Os comissários europeus aprovaram o texto do acordo no início da tarde, dando o primeiro passo para que o tratado de livre comércio seja submetido aos países membros e ao Parlamento Europeu. Mas o principal sindicato agrícola da França, o FNSEA, diz que ele não é “aceitável”.

“Os receios dos agricultores são conhecidos. Trata-se da importação de carne bovina produzida com aceleradores de crescimento, de aves produzidas com hormônios, com produtos que são proibidos na Europa há 20 anos. Eu respeito todas as formas de agricultura do mundo. Simplesmente, estabelecemos regras na Europa”, afirmou o presidente do sindicato, Arnaud Rousseau.

“Não podemos aceitar que, quando vêm de fora, essas regras não sejam respeitadas. É simples de entender. Ouvimos dizer que a produção de automóveis pode ser motivo de preocupação, mas sempre temos a sensação de que a questão alimentar é um assunto secundário. E o futuro, qual é? É o futuro da nossa produção de carne bovina, que já está em forte declínio”, acredita Rousseau.

Para ele, o futuro da produção de açúcar da França enfrenta “muitos problemas”. “Estou falando do açúcar, estou falando do etanol, é o futuro do mel nacional, que já está em dificuldades com baixas produções e com os impactos das mudanças climáticas”, enumerou.

Ele ainda completa: “Não se pode dizer que, quando se trata da França, as exigências são mais elevadas, o que é compreensível para garantir aos consumidores uma alimentação de qualidade, e quando se trata de outros países, todas as barreiras são eliminadas. Isso não é coerente. Nunca aceitaremos isso”.

Bloco dividido

Os comissários europeus aprovaram o texto do acordo no início da tarde desta quarta-feira, dando o primeiro passo para que o tratado de livre comércio seja submetido aos países membros e ao Parlamento Europeu. Bruxelas espera concluir o processo até dezembro, enquanto o presidente brasileiro Lula ainda ocupa a presidência rotativa do Mercosul.

Até agora, a França liderava a resistência ao acordo. Para convencer o governo francês e acalmar os produtores europeus, a Comissão propôs incluir um “instrumento jurídico” que reforça medidas de proteção para produtos considerados sensíveis.

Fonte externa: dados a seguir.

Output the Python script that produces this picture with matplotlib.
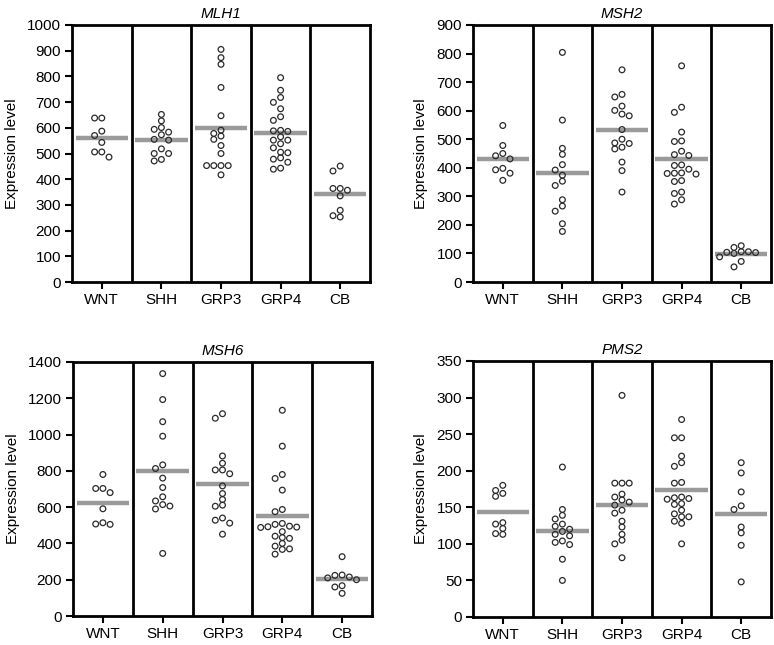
import numpy as np
import matplotlib
matplotlib.use("Agg")
import matplotlib.pyplot as plt

plt.rcParams['font.family'] = ['Liberation Sans', 'DejaVu Sans']

groups = ["WNT", "SHH", "GRP3", "GRP4", "CB"]

# MLH1
mlh1_wnt = [638, 638, 587, 570, 543, 506, 506, 486]
mlh1_shh = [652, 627, 601, 594, 583, 573, 555, 552, 518, 500, 500, 477, 471]
mlh1_grp3 = [905, 873, 847, 757, 647, 591, 578, 568, 555, 531, 500, 453, 453, 453, 453, 417]
mlh1_grp4 = [795, 746, 718, 699, 674, 643, 629, 590, 588, 586, 565, 552, 552, 538, 522,
             505, 503, 483, 478, 466, 443, 439]
mlh1_cb = [451, 432, 364, 364, 357, 335, 279, 258, 253]

# MSH2
msh2_wnt = [548, 478, 450, 442, 431, 398, 393, 381, 356]
msh2_shh = [804, 567, 468, 447, 411, 392, 374, 353, 338, 288, 266, 248, 204, 177]
msh2_grp3 = [743, 657, 648, 616, 601, 588, 582, 534, 500, 487, 485, 472, 466, 420, 390, 315]
msh2_grp4 = [757, 612, 594, 525, 494, 492, 458, 446, 443, 410, 408, 395, 382, 381, 380,
             378, 355, 352, 315, 310, 288, 273]
msh2_cb = [127, 121, 106, 106, 104, 103, 100, 88, 72, 53]

# MSH6
msh6_wnt = [780, 703, 703, 680, 591, 514, 507, 505]
msh6_shh = [1336, 1193, 1071, 991, 833, 813, 760, 708, 657, 634, 614, 606, 590, 345]
msh6_grp3 = [1115, 1090, 882, 842, 805, 805, 784, 717, 675, 642, 611, 605, 540, 528, 512, 451]
msh6_grp4 = [1134, 936, 780, 758, 694, 587, 575, 510, 505, 495, 492, 490, 488, 465, 440,
             432, 428, 400, 385, 370, 367, 341]
msh6_cb = [327, 226, 224, 215, 210, 200, 167, 160, 125]

# PMS2
pms2_wnt = [180, 173, 169, 165, 129, 127, 121, 114, 113]
pms2_shh = [205, 147, 139, 134, 127, 124, 120, 117, 113, 111, 104, 102, 99, 79, 50]
pms2_grp3 = [303, 183, 183, 183, 168, 164, 160, 157, 153, 146, 142, 131, 123, 113, 105, 100, 81]
pms2_grp4 = [270, 245, 245, 220, 211, 206, 184, 183, 164, 163, 162, 161, 155, 154, 146,
             141, 137, 137, 131, 128, 100]
pms2_cb = [211, 197, 171, 152, 147, 123, 115, 98, 48]

panels = [
    ("MLH1", [mlh1_wnt, mlh1_shh, mlh1_grp3, mlh1_grp4, mlh1_cb], 1000, 100),
    ("MSH2", [msh2_wnt, msh2_shh, msh2_grp3, msh2_grp4, msh2_cb], 900, 100),
    ("MSH6", [msh6_wnt, msh6_shh, msh6_grp3, msh6_grp4, msh6_cb], 1400, 200),
    ("PMS2", [pms2_wnt, pms2_shh, pms2_grp3, pms2_grp4, pms2_cb], 350, 50),
]

W, H = 774, 645
fig = plt.figure(figsize=(W / 100, H / 100), dpi=100)

boxes = [
    (72, 370, 25, 282),
    (473, 771, 25, 282),
    (73, 372, 362, 616),
    (473, 771, 361, 617),
]


def swarm(vals, py, d=7.2, dmin=5.6):
    vals = np.asarray(vals, float)
    order = np.argsort(-vals, kind="stable")
    placed = []
    offs = np.zeros(len(vals))
    cands = [0]
    for k in range(1, 8):
        cands += [-k, k]
    for i in order:
        y = vals[i] * py
        for k in cands:
            x = k * d
            ok = all((x - px) ** 2 + (y - pyy) ** 2 >= dmin ** 2 for px, pyy in placed)
            if ok:
                break
        placed.append((x, y))
        offs[i] = x
    return offs


for (title, data, ymax, step), (l, r, t, b) in zip(panels, boxes):
    ax = fig.add_axes([l / W, 1 - b / H, (r - l) / W, (b - t) / H])
    ax.set_xlim(-0.5, 4.5)
    ax.set_ylim(0, ymax)
    py = (b - t) / ymax
    px_per_x = (r - l) / 5.0
    for i, vals in enumerate(data):
        offs = swarm(vals, py)
        ax.hlines(np.mean(vals), i - 0.44, i + 0.44, color="#9a9a9a", lw=3.2, zorder=2)
        ax.scatter(i + offs / px_per_x, vals, s=17, facecolors="none",
                   edgecolors="#2a2a2a", linewidths=0.9, zorder=3)
    for xs in [0.5, 1.5, 2.5, 3.5]:
        ax.axvline(xs, color="black", lw=2.0, zorder=4)
    for sp in ax.spines.values():
        sp.set_linewidth(2.0)
        sp.set_color("black")
        sp.set_zorder(5)
    ax.set_xticks(range(5))
    ax.set_xticklabels(groups)
    ax.set_yticks(np.arange(0, ymax + 1, step))
    ax.tick_params(axis="both", direction="out", length=5, width=1.5,
                   labelsize=11, colors="black", pad=3)
    ax.set_ylabel("Expression level", fontsize=11, labelpad=6)
    ax.set_title(title, fontsize=11, style="italic", pad=5)

fig.savefig("out.png", dpi=100)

O bloco promete agir caso as importações afetem negativamente setores como carne bovina, frango, açúcar e etanol. A presidente da Comissão Europeia, Ursula von der Leyen, afirmou que ouviu atentamente os produtores e os governos nacionais. “Estabelecemos garantias mais firmes, com força legal, para dar segurança a todos”, escreveu na rede social X.

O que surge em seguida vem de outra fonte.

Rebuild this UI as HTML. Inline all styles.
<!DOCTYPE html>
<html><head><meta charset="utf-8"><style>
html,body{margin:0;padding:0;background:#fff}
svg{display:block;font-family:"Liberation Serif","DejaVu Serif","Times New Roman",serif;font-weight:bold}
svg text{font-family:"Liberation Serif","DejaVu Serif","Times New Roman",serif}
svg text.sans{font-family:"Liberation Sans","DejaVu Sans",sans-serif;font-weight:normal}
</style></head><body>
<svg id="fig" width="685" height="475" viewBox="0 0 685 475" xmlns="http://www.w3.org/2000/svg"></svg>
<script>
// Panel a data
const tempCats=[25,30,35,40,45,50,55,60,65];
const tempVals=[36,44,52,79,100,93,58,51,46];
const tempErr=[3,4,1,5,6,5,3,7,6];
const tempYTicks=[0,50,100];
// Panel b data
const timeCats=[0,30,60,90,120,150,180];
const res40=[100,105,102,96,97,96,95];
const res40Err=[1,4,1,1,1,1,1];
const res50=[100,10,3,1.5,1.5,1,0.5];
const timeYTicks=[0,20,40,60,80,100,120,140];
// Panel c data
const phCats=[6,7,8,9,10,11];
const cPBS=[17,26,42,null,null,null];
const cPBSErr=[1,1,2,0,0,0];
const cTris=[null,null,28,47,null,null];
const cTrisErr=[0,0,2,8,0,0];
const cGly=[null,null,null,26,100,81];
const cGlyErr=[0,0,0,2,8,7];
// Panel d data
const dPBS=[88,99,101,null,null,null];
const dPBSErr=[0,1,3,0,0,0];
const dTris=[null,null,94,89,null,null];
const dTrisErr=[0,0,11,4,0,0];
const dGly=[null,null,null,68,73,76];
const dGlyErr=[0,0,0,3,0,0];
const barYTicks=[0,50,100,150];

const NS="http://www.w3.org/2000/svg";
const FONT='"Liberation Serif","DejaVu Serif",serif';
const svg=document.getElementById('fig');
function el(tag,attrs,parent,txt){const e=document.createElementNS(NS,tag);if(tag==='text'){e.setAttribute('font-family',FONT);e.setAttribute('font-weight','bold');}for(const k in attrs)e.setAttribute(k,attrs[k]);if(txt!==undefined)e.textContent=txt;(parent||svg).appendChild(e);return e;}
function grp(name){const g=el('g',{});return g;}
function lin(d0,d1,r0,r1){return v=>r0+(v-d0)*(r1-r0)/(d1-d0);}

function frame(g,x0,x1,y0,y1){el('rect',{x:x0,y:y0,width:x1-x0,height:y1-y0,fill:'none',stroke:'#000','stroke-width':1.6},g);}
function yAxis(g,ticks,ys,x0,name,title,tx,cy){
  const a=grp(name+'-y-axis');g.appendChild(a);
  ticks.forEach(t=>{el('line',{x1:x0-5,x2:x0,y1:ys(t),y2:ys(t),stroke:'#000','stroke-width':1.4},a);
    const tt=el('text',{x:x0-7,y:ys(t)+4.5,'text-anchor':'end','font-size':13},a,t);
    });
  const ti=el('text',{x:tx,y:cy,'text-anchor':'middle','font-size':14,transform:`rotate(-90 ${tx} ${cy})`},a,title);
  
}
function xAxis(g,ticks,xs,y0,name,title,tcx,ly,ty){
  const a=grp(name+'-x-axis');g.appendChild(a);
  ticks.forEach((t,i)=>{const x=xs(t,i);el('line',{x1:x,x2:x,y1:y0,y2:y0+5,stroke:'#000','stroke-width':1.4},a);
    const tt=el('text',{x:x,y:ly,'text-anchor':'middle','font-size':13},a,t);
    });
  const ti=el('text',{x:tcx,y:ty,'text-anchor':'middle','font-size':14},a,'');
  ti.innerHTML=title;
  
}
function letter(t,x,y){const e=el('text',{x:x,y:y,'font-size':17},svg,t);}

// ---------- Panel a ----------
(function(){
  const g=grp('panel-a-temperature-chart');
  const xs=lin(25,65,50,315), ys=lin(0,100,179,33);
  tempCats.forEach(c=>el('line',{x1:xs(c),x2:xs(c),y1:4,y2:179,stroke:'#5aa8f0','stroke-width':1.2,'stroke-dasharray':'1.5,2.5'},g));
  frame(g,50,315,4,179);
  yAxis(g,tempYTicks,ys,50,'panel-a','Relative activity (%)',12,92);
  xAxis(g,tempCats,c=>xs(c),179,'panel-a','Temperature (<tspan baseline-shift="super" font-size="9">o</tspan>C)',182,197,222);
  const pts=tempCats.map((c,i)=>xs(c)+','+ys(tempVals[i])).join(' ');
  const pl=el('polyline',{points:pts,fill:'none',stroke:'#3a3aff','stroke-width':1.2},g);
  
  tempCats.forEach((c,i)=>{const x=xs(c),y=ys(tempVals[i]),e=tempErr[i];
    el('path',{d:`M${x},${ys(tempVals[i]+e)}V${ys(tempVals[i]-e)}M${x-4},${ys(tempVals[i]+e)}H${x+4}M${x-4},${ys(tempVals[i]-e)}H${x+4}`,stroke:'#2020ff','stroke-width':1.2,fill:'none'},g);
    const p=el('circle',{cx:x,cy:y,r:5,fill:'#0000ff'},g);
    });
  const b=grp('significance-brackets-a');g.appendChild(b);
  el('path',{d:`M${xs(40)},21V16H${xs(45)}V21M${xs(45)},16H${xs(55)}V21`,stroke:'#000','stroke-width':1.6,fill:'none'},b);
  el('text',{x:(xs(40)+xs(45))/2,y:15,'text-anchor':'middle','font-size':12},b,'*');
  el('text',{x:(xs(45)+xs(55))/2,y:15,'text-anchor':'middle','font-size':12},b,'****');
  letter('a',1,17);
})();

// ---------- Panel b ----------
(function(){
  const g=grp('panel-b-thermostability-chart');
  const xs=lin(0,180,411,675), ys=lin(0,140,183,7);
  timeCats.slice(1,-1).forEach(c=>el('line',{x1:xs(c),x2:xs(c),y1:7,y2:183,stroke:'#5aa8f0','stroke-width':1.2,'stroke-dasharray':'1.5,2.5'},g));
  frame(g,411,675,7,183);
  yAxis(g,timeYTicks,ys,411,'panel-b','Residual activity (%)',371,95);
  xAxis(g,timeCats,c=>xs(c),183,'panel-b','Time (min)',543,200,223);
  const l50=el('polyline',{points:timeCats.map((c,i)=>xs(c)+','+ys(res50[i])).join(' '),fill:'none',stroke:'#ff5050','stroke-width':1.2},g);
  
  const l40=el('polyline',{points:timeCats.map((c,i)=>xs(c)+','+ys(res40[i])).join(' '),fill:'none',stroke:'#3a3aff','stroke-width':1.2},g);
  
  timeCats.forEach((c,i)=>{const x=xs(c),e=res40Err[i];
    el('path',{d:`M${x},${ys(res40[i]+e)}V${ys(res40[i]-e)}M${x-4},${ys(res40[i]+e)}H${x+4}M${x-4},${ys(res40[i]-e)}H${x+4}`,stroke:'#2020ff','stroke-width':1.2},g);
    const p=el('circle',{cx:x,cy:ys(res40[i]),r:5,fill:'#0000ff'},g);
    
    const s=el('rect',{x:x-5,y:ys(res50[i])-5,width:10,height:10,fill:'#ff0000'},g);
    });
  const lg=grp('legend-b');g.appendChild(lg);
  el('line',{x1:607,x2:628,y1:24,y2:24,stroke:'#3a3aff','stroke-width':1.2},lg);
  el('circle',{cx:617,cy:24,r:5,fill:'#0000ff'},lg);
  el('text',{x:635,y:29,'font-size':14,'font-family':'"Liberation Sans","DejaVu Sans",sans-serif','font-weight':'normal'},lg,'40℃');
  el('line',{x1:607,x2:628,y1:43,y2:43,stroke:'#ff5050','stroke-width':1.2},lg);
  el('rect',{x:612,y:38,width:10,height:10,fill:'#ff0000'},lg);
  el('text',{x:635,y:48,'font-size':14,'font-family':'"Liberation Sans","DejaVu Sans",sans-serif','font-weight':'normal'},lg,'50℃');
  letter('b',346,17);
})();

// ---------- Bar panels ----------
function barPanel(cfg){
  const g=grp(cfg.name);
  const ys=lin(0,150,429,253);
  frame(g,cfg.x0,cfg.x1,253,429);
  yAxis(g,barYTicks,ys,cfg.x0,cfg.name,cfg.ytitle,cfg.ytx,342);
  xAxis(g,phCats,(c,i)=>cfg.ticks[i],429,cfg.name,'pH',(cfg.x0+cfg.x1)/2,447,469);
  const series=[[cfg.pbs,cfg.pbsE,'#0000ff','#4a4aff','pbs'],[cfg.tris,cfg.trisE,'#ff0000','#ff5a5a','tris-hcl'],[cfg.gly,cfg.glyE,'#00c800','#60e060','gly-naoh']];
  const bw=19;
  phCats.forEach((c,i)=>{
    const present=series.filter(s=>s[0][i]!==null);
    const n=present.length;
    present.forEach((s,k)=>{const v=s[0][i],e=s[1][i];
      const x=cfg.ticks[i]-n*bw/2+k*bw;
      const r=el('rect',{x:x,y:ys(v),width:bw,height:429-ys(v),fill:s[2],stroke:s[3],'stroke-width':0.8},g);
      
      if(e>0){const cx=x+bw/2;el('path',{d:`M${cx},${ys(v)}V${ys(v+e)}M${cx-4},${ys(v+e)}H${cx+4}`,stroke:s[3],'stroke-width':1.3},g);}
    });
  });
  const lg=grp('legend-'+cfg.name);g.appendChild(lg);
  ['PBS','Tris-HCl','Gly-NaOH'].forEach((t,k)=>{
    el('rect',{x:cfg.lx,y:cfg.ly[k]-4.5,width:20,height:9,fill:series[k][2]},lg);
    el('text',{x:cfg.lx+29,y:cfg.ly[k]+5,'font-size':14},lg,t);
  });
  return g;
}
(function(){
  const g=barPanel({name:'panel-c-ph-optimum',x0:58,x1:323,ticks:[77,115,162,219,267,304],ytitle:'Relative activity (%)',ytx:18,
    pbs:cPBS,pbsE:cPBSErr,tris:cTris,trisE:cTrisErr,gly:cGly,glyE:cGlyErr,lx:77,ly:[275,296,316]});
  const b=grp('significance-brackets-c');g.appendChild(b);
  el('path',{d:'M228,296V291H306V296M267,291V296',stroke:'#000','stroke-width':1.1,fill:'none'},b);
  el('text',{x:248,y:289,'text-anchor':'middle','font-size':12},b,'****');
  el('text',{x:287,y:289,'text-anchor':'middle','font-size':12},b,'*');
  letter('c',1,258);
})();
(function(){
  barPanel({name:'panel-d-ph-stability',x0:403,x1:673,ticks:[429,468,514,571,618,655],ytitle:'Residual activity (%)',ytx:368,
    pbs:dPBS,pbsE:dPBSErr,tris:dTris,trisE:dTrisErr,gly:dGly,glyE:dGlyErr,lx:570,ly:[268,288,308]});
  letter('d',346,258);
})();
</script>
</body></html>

As medidas foram imediatamente bem recebidas em Paris. A porta-voz do governo, Sophie Primas, disse que a União Europeia “levou em conta as preocupações” da França. Ela ponderou, no entanto, que o governo ainda precisa “analisar com atenção essa cláusula de proteção”.

Bruxelas insiste na necessidade de diversificar parcerias com países considerados confiáveis, diante da concorrência com a China e do aumento de tarifas sobre produtos europeus nos Estados Unidos sob Donald Trump.

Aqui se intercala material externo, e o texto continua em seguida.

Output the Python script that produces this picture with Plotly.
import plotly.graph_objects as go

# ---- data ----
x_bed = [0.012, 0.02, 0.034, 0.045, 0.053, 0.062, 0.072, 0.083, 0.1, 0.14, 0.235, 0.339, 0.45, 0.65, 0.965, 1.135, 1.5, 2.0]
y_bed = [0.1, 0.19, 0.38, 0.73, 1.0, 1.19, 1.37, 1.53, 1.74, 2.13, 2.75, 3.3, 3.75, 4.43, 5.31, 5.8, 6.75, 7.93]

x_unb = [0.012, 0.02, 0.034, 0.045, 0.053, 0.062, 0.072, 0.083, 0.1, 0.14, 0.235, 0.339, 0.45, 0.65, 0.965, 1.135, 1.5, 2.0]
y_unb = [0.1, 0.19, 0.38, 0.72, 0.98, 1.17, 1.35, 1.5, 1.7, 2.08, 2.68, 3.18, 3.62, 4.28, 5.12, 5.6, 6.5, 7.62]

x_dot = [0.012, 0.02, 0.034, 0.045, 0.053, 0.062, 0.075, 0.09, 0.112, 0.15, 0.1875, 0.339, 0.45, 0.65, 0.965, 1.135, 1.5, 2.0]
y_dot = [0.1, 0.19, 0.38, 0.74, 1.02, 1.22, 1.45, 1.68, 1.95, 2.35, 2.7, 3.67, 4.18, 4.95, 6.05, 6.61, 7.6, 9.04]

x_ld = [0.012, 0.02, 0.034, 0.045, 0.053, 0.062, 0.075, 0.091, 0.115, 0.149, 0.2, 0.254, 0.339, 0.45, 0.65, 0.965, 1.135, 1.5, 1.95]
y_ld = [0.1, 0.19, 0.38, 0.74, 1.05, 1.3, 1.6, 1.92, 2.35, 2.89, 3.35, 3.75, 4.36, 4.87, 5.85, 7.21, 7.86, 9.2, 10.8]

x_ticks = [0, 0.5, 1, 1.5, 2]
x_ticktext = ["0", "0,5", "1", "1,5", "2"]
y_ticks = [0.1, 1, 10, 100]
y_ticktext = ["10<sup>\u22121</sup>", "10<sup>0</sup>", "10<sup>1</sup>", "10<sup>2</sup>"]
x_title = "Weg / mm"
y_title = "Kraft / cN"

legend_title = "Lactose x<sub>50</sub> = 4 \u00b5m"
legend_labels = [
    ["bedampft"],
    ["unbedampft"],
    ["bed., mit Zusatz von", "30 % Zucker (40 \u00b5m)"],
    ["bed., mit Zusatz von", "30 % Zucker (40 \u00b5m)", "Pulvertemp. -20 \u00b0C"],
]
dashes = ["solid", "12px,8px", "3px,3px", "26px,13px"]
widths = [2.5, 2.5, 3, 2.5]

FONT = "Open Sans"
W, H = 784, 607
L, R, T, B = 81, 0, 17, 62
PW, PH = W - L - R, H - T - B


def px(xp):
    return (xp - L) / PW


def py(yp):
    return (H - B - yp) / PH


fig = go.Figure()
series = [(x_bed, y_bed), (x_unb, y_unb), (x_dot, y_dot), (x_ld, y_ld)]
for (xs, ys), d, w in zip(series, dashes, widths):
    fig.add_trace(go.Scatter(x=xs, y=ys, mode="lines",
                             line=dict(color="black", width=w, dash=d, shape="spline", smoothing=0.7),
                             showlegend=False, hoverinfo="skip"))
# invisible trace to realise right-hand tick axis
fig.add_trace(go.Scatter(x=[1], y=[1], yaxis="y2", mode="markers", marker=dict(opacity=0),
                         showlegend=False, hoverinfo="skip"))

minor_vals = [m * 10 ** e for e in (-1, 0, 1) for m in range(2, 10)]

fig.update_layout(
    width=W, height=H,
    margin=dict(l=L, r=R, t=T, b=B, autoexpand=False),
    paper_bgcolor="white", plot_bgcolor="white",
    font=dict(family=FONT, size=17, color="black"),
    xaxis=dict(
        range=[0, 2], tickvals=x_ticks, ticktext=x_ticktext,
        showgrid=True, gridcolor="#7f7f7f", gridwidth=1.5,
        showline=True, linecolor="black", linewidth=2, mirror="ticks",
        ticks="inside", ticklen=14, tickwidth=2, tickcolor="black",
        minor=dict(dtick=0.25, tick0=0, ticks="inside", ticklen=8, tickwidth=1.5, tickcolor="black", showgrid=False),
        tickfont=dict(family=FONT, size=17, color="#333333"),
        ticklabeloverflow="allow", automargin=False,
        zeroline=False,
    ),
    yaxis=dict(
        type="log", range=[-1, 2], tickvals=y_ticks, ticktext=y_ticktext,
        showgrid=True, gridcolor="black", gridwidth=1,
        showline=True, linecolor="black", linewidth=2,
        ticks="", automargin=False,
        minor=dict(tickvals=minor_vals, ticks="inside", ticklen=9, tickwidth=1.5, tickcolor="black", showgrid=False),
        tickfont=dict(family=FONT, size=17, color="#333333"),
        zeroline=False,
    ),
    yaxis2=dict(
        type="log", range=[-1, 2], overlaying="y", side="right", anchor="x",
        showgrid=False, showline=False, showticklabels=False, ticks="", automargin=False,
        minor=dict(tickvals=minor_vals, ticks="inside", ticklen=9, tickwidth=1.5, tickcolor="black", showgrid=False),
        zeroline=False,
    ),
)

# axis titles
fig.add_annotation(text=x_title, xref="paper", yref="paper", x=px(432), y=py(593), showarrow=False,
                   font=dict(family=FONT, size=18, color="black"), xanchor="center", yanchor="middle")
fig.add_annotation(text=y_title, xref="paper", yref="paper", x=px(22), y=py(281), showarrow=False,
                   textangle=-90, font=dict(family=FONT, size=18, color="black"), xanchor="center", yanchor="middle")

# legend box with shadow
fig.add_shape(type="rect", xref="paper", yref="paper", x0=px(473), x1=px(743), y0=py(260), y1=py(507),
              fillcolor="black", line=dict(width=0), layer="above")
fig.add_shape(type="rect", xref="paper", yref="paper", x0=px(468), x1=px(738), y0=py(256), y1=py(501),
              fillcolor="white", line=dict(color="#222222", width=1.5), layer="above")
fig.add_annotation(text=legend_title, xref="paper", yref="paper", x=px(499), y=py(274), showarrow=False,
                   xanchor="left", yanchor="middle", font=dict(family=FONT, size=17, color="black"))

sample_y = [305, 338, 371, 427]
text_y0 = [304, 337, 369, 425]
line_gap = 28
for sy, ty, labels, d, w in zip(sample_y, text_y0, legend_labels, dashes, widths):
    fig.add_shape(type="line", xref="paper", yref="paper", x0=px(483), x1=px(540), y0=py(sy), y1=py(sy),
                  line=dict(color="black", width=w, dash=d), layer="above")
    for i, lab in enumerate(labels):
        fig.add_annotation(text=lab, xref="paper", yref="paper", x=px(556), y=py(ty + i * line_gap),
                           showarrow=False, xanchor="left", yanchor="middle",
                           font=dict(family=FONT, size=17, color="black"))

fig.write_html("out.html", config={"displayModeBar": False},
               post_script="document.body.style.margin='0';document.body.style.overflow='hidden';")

O acordo prevê que a União Europeia possa ampliar suas exportações de carros, máquinas, vinhos e bebidas alcoólicas para Argentina, Brasil, Uruguai e Paraguai. Em troca, facilitaria a entrada de carne, açúcar, arroz, mel e soja sul-americanos, o que pode prejudicar setores agrícolas europeus.

Reações e protestos

Desde que as negociações foram concluídas, em dezembro, sindicatos rurais europeus têm se manifestado contra o acordo. O Copa-Cogeca, grupo que representa produtores rurais, acusou a comissão de impor o tratado de forma política e “altamente prejudicial”.

A retomada do debate sobre o Mercosul ocorre em meio a uma crise política na França. O governo pode cair na segunda-feira, 8, durante uma votação de confiança que ameaça o primeiro-ministro francês François Bayrou.

Na oposição, o partido Reunião Nacional já fala em “traição” caso Macron mude de posição sobre o Mercosul. Já o partido de esquerda radical França Insubmissa pede uma “mobilização geral” contra o tratado.

No Parlamento Europeu, o deputado centrista Pascal Canfin anunciou uma iniciativa multipartidária para tentar “suspender a aprovação” do acordo, alegando falta de transparência e de garantias claras.

Um dos pontos mais delicados envolve normas sanitárias e ambientais. Produtores europeus acusam os concorrentes latino-americanos de não seguirem os padrões exigidos pela UE, por falta de fiscalização.

Apesar disso, o acordo tem apoio de vários países europeus, especialmente da Alemanha, que vê nele uma oportunidade de ampliar mercados para sua indústria. Segundo a Comissão Europeia, o tratado pode gerar uma economia de mais de € 4 bilhões por ano em tarifas para exportadores europeus, numa área de livre comércio que reúne 700 milhões de consumidores dos dois lados do Atlântico.

A França, sozinha, não tem poder para barrar o acordo. Para isso, precisa formar uma “minoria de bloqueio”, com pelo menos quatro países que representem mais de 35% da população da União Europeia.

A inclusão do novo “instrumento jurídico” não exige renegociação com os países do Mercosul, mas os europeus ainda terão que tranquilizar seus parceiros latino-americanos, preocupados com possíveis mudanças no acordo fechado em dezembro.